This is What Muslims Do
Can a true Muslim be fully American as well? In his new book, Muslim activist Eboo Patel makes that case through his life story.
"I am a Muslim. This is what Muslims do."
Did your mind go negative? Possibly. So pervasive are misgivings about Muslims in America today that it is difficult to avoid religious prejudice. One remedy is to read Dr. Eboo Patel's remarkable autobiography titled: "Acts of Faith," released this year by Beacon Press.
"Acts of Faith" is Patel’s personal story of growing up in the suburbs of Chicago as a second generation Muslim immigrant from India. In many ways it is the same American story that has been told by generations of immigrants who struggle with the competing claims of inherited, adopted and innate identities. As Mr. Patel informs the reader in the introduction: "I am an American Muslim from India. My adolescence was a series of rejections, one after another, of the various dimensions of my heritage in the belief that America, India, and Islam could not co-exist within the same being."
In "Acts of Faith," we follow Patel as he moves from his goal of assimilation to a desire to erase his heritage in his "American" (read white, Christian) atmosphere in high school, to angry pride and radical politics in college, to a resolution of an integrated life. This journey calls upon all of his identities to create that which is an important, if seldom recognized, reality in America in the 21st century: The fully Muslim and fully American person.
There are several strings that wind through the story, including his relations with women of different religious backgrounds (like Jewish and Mormon); his interest in the radical politics of black power; and most interestingly his inspiration from religious figures outside his own faith as diverse as Gandhi, the Dalai Lama and perhaps most influentially Dorothy Day and the Catholic worker movement. However, the book's spiritual high point is not with any of these celebrities, but rather with a Muslim woman in India who harbors women caught in abusive relationships and have nowhere else to go. That woman is Patel's grandmother, and in a moving exchange he recounts his nervousness about his grandmother, whom he observes taking in a strange woman who has appeared at her door:
"I couldn’t restrain myself: 'Mama, this is crazy. You can just take strange women into your home and keep them here for weeks or months. This isn't the underground railroad, you know. You're old now. This is dangerous.'
'Crazy, huh?' She responded. How old are you?'
'I have been doing this for forty-five years. That’s more than twice as long as you have been on earth.' …

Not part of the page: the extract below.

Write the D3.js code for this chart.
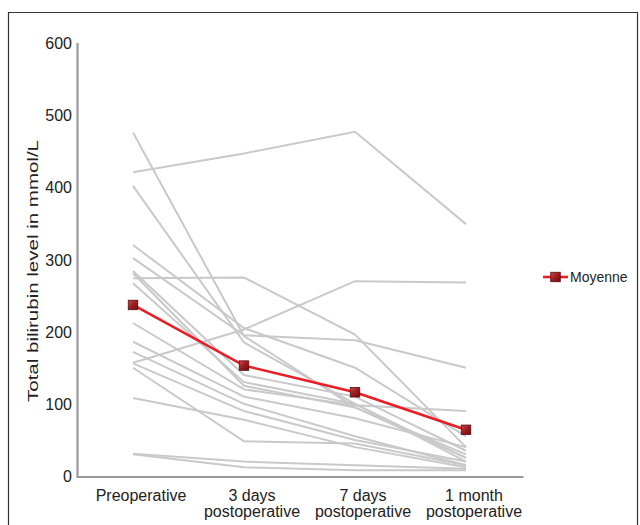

'Why do you do this?' I finally blurted out.
She looked a little shocked that I would ask, as if to say that the answer was self evident. But just in case it wasn't clear to me, she said simply, 'I am a Muslim. This is what Muslims do.'"

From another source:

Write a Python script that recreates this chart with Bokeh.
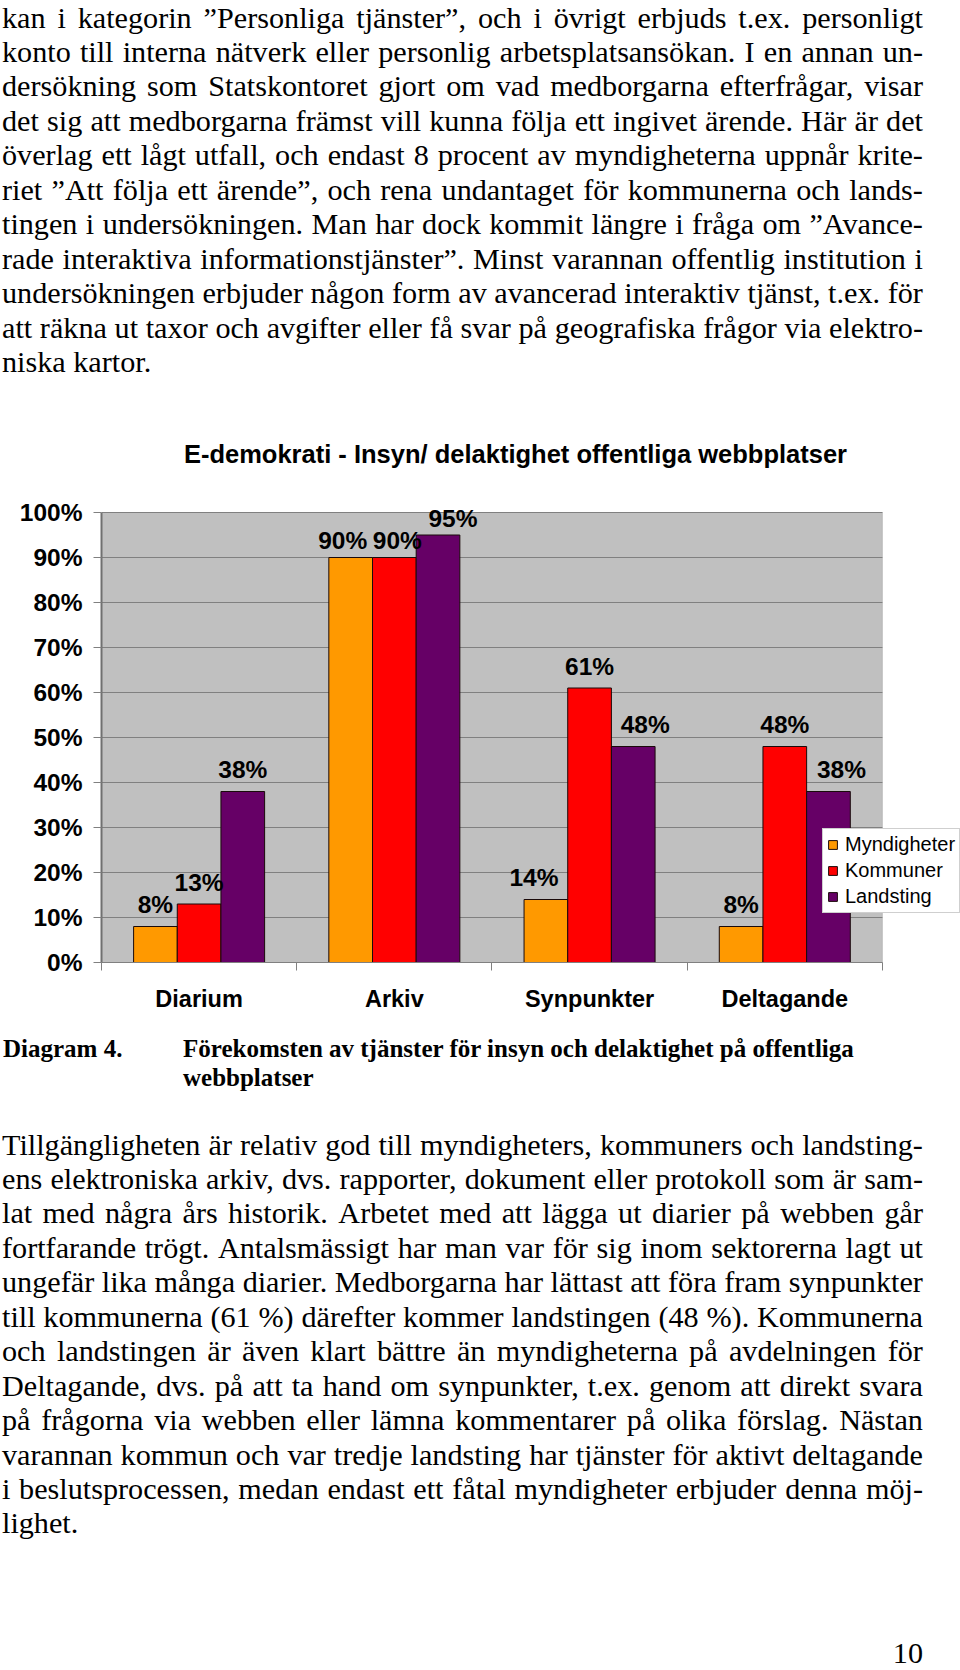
from bokeh.plotting import figure
from bokeh.models import (ColumnDataSource, FixedTicker, Legend, LegendItem, Div,
                          Range1d, LabelSet, Label, BoxAnnotation)
from bokeh.layouts import column
from bokeh.transform import dodge
from bokeh.embed import file_html
from bokeh.resources import INLINE
from bokeh.core.properties import value

# ---------------- data ----------------
categories = ["Diarium", "Arkiv", "Synpunkter", "Deltagande"]
series_names = ["Myndigheter", "Kommuner", "Landsting"]
myndigheter = [8, 90, 14, 8]
kommuner = [13, 90, 61, 48]
landsting = [38, 95, 48, 38]
y_ticks = [0, 10, 20, 30, 40, 50, 60, 70, 80, 90, 100]
y_tick_labels = ["0%", "10%", "20%", "30%", "40%", "50%", "60%", "70%", "80%", "90%", "100%"]

chart_title = "E-demokrati - Insyn/ delaktighet offentliga webbplatser"

top_lines = [
    "kan i kategorin ”Personliga tjänster”, och i övrigt erbjuds t.ex. personligt",
    "konto till interna nätverk eller personlig arbetsplatsansökan. I en annan un-",
    "dersökning som Statskontoret gjort om vad medborgarna efterfrågar, visar",
    "det sig att medborgarna främst vill kunna följa ett ingivet ärende. Här är det",
    "överlag ett lågt utfall, och endast 8 procent av myndigheterna uppnår krite-",
    "riet ”Att följa ett ärende”, och rena undantaget för kommunerna och lands-",
    "tingen i undersökningen. Man har dock kommit längre i fråga om ”Avance-",
    "rade interaktiva informationstjänster”. Minst varannan offentlig institution i",
    "undersökningen erbjuder någon form av avancerad interaktiv tjänst, t.ex. för",
    "att räkna ut taxor och avgifter eller få svar på geografiska frågor via elektro-",
    "niska kartor.",
]
caption_label = "Diagram 4."
caption_lines = ["Förekomsten av tjänster för insyn och delaktighet på offentliga", "webbplatser"]
bottom_lines = [
    "Tillgängligheten är relativ god till myndigheters, kommuners och landsting-",
    "ens elektroniska arkiv, dvs. rapporter, dokument eller protokoll som är sam-",
    "lat med några års historik. Arbetet med att lägga ut diarier på webben går",
    "fortfarande trögt. Antalsmässigt har man var för sig inom sektorerna lagt ut",
    "ungefär lika många diarier. Medborgarna har lättast att föra fram synpunkter",
    "till kommunerna (61 %) därefter kommer landstingen (48 %). Kommunerna",
    "och landstingen är även klart bättre än myndigheterna på avdelningen för",
    "Deltagande, dvs. på att ta hand om synpunkter, t.ex. genom att direkt svara",
    "på frågorna via webben eller lämna kommentarer på olika förslag. Nästan",
    "varannan kommun och var tredje landsting har tjänster för aktivt deltagande",
    "i beslutsprocessen, medan endast ett fåtal myndigheter erbjuder denna möj-",
    "lighet.",
]
page_number = "10"

# ---------------- style ----------------
colors = ["#FF9900", "#FF0000", "#660066"]
bar_w = 0.2237
offsets = [-bar_w, 0.0, bar_w]
label_nudge_x = {  # pixel nudges of value labels (style only)
    "Myndigheter": [0, -8, -12, 0],
    "Kommuner": [0, 3, 0, 0],
    "Landsting": [0, 15, 12, 13],
}
label_lift = [22, 17, 22, 22]  # pixel lift of value labels per category (style only)
SANS = "Liberation Sans"
SERIF = "Liberation Serif"
n_cat = len(categories)

values = {"Myndigheter": myndigheter, "Kommuner": kommuner, "Landsting": landsting}
data = dict(x=[i + 0.5 for i in range(n_cat)], cat=categories, lift=label_lift)
for name in series_names:
    data[name] = values[name]
    data[name + "_lbl"] = [f"{v}%" for v in values[name]]
    data[name + "_dx"] = label_nudge_x[name]
src = ColumnDataSource(data)

# frame extends right (legend) and up (title) beyond the grey plot area
p = figure(width=960, height=638, x_range=Range1d(0, 4.4), y_range=Range1d(0, 118),
           output_backend="svg", toolbar_location=None, margin=0,
           min_border_left=101, min_border_right=0, min_border_top=39, min_border_bottom=68,
           background_fill_color="white", border_fill_color="white",
           outline_line_color=None)

# grey plot area
p.add_layout(BoxAnnotation(left=0, right=n_cat, bottom=0, top=100, fill_color="#C0C0C0",
                           fill_alpha=1.0, line_color="#808080", line_width=1, level="underlay"))

# grid lines
p.segment(x0=[0] * len(y_ticks), x1=[n_cat] * len(y_ticks), y0=y_ticks, y1=y_ticks,
          line_color="#808080", line_width=1)

# title
p.add_layout(Label(x=n_cat / 2, y=100, x_offset=23.5, y_offset=59, text=chart_title,
                   text_align="center", text_baseline="middle",
                   text_font=SANS, text_font_size="25.5px", text_font_style="bold",
                   text_color="#000000"))

# y axis
p.yaxis.bounds = (0, 100)
p.yaxis.ticker = FixedTicker(ticks=y_ticks, minor_ticks=[])
p.yaxis.major_label_overrides = {t: l for t, l in zip(y_ticks, y_tick_labels)}
p.yaxis.major_tick_out = 8
p.yaxis.major_tick_in = 0
p.yaxis.minor_tick_out = 0
p.yaxis.axis_line_color = "#707070"
p.yaxis.axis_line_width = 2
p.yaxis.major_tick_line_color = "#808080"
p.yaxis.major_label_standoff = 11
p.yaxis.major_label_text_font = SANS
p.yaxis.major_label_text_font_size = "24.5px"
p.yaxis.major_label_text_font_style = "bold"
p.yaxis.major_label_text_color = "#000000"

# x axis
xt = [i + 0.5 for i in range(n_cat)]
p.xaxis.bounds = (0, n_cat)
p.xaxis.ticker = FixedTicker(ticks=xt, minor_ticks=list(range(n_cat + 1)))
p.xaxis.major_label_overrides = {t: c for t, c in zip(xt, categories)}
p.xaxis.major_tick_out = 0
p.xaxis.major_tick_in = 0
p.xaxis.minor_tick_out = 8
p.xaxis.minor_tick_in = 0
p.xaxis.minor_tick_line_color = "#808080"
p.xaxis.axis_line_color = "#808080"
p.xaxis.major_label_standoff = 15
p.xaxis.major_label_text_font = SANS
p.xaxis.major_label_text_font_size = "23.5px"
p.xaxis.major_label_text_font_style = "bold"
p.xaxis.major_label_text_color = "#000000"

p.xgrid.grid_line_color = None
p.ygrid.grid_line_color = None

items = []
for j, name in enumerate(series_names):
    r = p.vbar(x=dodge("x", offsets[j]), top=name, width=bar_w, bottom=0, source=src,
               fill_color=colors[j], line_color="#1a0a0a", line_width=1)
    items.append(LegendItem(label=name, renderers=[r]))
    labels = LabelSet(x=dodge("x", offsets[j]), y=name, text=name + "_lbl", source=src,
                      x_offset=name + "_dx", y_offset="lift",
                      text_align="center", text_baseline="middle",
                      text_font=value(SANS), text_font_size="24.5px", text_font_style="bold",
                      text_color="#000000")
    p.add_layout(labels)

legend = Legend(items=items, location=(721, 49), orientation="vertical",
                glyph_width=11, glyph_height=11, label_standoff=7, spacing=3, padding=4, margin=0,
                label_text_font=SANS, label_text_font_size="20px", label_text_color="#000000",
                border_line_color="#A0A0A0", border_line_width=1,
                background_fill_color="white", background_fill_alpha=1.0)
p.add_layout(legend)

# ---------------- text blocks ----------------
LH = 34.45
FS = 30.2


def text_block(lines, top):
    rows = []
    for i, ln in enumerate(lines):
        if i < len(lines) - 1:
            spans = "".join(f"<span>{w}</span>" for w in ln.split(" "))
            rows.append(f'<div style="display:flex;justify-content:space-between;height:{LH}px;white-space:nowrap">{spans}</div>')
        else:
            rows.append(f'<div style="height:{LH}px;white-space:nowrap">{ln}</div>')
    return (f'<div style="position:relative;left:2px;top:{top}px;width:921px;'
            f'font-family:\'{SERIF}\';font-size:{FS}px;line-height:{LH}px;color:#000">'
            + "".join(rows) + "</div>")


top_div = Div(text=text_block(top_lines, 0.6), width=960, height=392, margin=0)

cap_html = (f'<div style="position:relative;left:0;top:4.3px;width:940px;height:70px;'
            f'font-family:\'{SERIF}\';font-weight:bold;font-size:25px;line-height:29px;color:#000">'
            f'<div style="position:absolute;left:3px;top:0;white-space:nowrap">{caption_label}</div>'
            f'<div style="position:absolute;left:183px;top:0;white-space:nowrap">{"<br>".join(caption_lines)}</div>'
            '</div>')
cap_div = Div(text=cap_html, width=960, height=80, margin=0)

bottom_div = Div(text=text_block(bottom_lines, 17.6), width=960, height=440, margin=0)

pn_html = (f'<div style="position:relative;left:2px;top:90px;width:921px;text-align:right;'
           f'font-family:\'{SERIF}\';font-size:{FS}px;line-height:26px;color:#000">{page_number}</div>')
pn_div = Div(text=pn_html, width=960, height=120, margin=0)

layout = column(top_div, p, cap_div, bottom_div, pn_div, spacing=0, margin=0)

open("out.html", "w").write(file_html(layout, INLINE))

But not all Muslims. Nothing is more chilling than Patel's fictional recounting of how easy it might have been to have been seduced by radical ideology when he was young and alienated as so many young people currently are--and not only young people in Islam, but in Christian separatist movements such as the one that influenced Eric Rudolf as well as Jewish and Hindu extremists. In a chapter titled "Youth Programs" Patel describes the history and evolution of extremists in his own faith and how persuasive these groups can be. In speaking about Osama Bin Laden, Patel makes the particularly salient point that Bin Laden is, if nothing else, a brilliant youth organizer.
But so is Eboo Patel. In 2002, after completing a doctorate at Oxford on a Rhodes Scholarship, Patel started a non-governmental organization called the Interfaith Youth Core (IFYC) with the mission of providing a vaccine against extremist anti pluralist movements by introducing young people of all religious faith to one another in a safe and productive environment. IFYC's growth is chronicled in the book. From its humble beginnings with two employees, the group has ballooned to a staff of 25 people. IFYC's first national meeting of interfaith youth workers attracted 30 young people and adults sitting in a circle discussing their work. Five years later, a video-taped greeting from former President Bill Clinton opened the conference, as 600 young people gathered from across America and even internationally to attend symposiums on pretty much any subject one could imagine.
W.E. Dubois said that the question of race will define the 20th century. Eboo Patel is convinced that how we deal with religious differences will define the 21st century. "Acts of Faith" is a well written, compelling testimony to how one man is trying to ensure that different religions can live side by side in peace.
And why does he do it? Because this is what this Muslim does.